I disagree with that statement in general, recognising that some exceptions exist… The workers who get screwed over are generally in startups or small, under-capitalised businesses. Large corporations have policies and HR pros and all the rest, and tend to treat their employees pretty well.
Our office was closed a few years ago, and all the developers layed off. The large corporation I worked for gave everyone a severance of one month’s pay per year of service. They also provided job finding services, gave us thousands of dollars in retraining tuition, and let everyone on a defined benefit pension who was within a few years of retirement keep their benefits going between the layoff and retirement, which they didn’t have to do.

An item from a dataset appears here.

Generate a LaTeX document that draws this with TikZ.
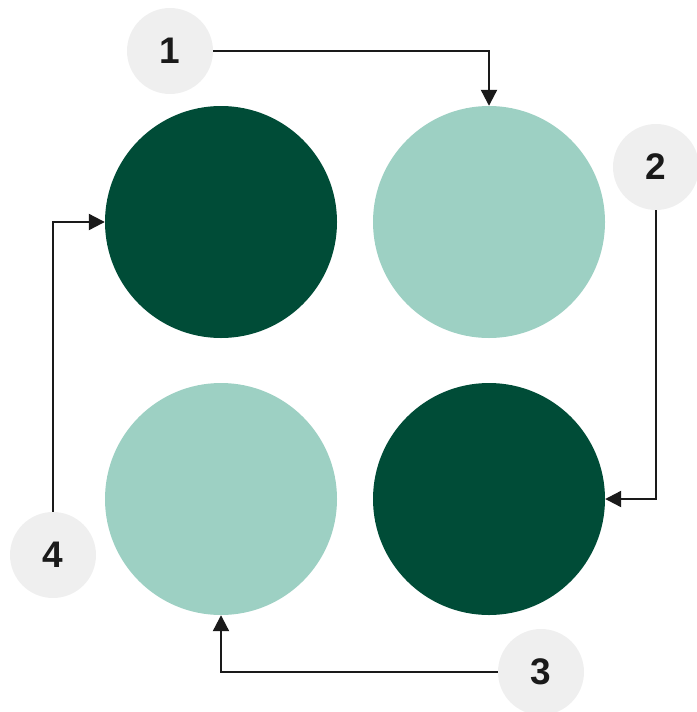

My company made all kinds of stupid management decisions, but I’ve never had a complaint about the way they treated employees. IMO, some employees with obvious issues were treated TOO well, getting kid glove treatments and numerous rounds of performance improvement management and shuffling around to find a ‘compatible’ team instead of being shown the door.
In contrast, I have worked for several small businesses, and they were awful. Always sweating the money, they tried to get you to do as much work for free as they could get away with, they underpaid while promising to ‘make it up’ in the future when the business took off, and you always had to worry about whether they would have money for your next paycheck.

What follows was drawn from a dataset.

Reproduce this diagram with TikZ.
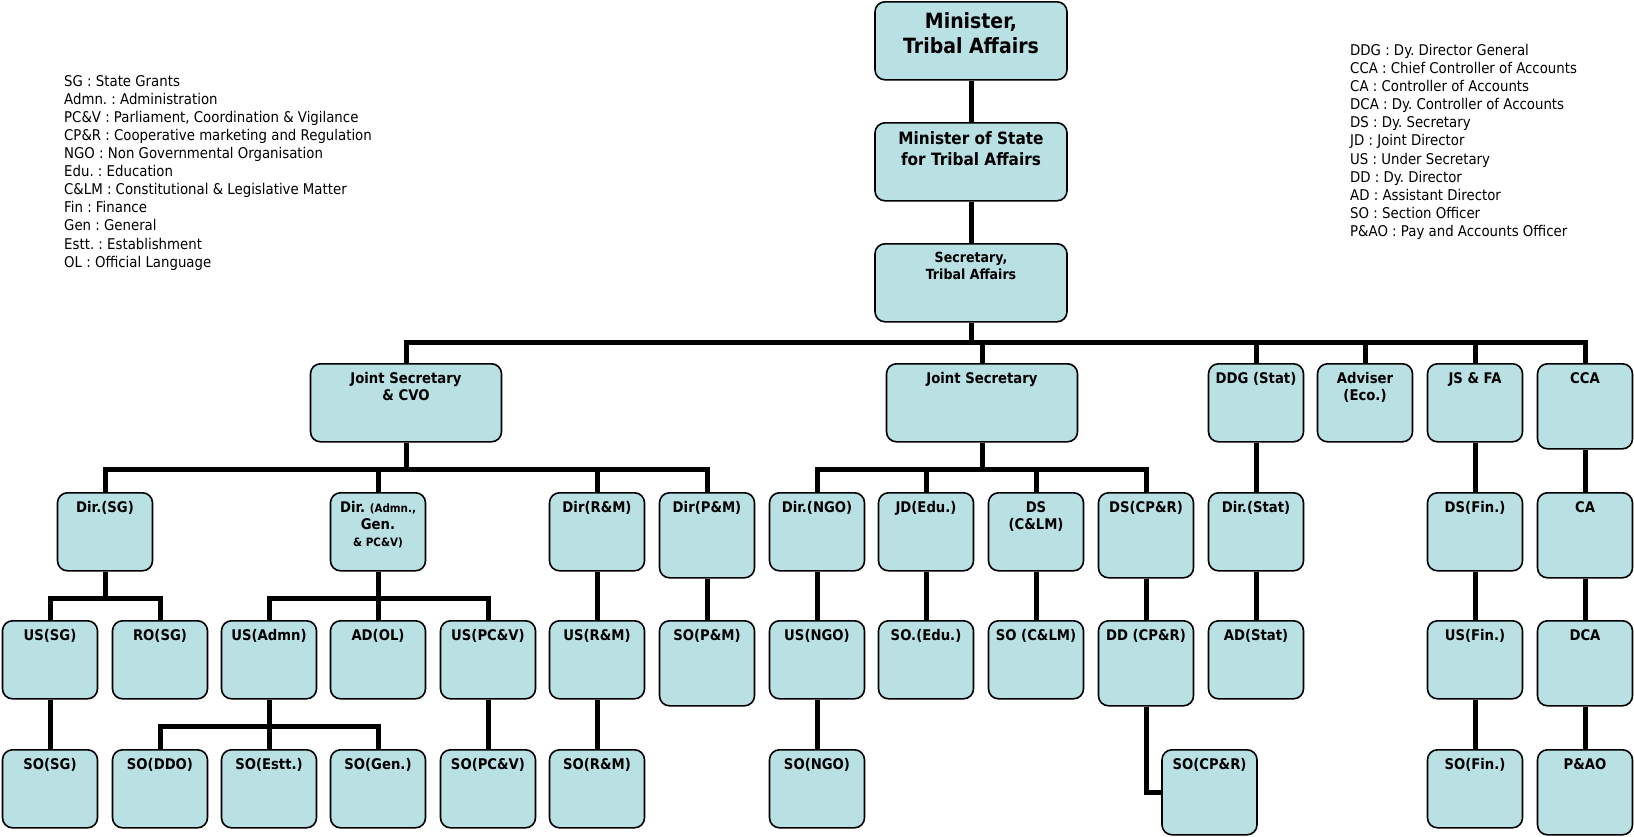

One place I worked at, I sat in the sane room with the boss/owner at a 50-year old desk, doing ‘scientific programming’ which turned out to be building a customs database for his products. The worst was that if I stopped typing to think through an issue, he’d say “I don’t hear any typing. I pay you to work, not sit around daydreaming.” Sometimes I’d just type randomly so he’d hear the noise while I thought, then I’d delete what I typed when I was ready to write some actual code. It was miserable. I lasted a few months then got out. Lousy pay, too.
It’s the nature of the beast. Small businesses tend to be under-capitalised and ‘HR’ is run by the owner or a spouse who doesn’t really know what they are doing but see how much money is being paid out to employees, which is often more than they pay themselves. Some owners get resentful of that and start trying to maximise their ‘value’ by overworking employees or cut other expenses around employment.
Big corporations will do things like buy you an ergonomic chair if you need one because of back issues or something. Computers are refreshed on a regular basis. Small businesses? Good luck. You’re probably sitting on an old office chair they bought at auction when they were supplying the new office. The computer you are using might be a 5 year old machine with a ten year old monitor.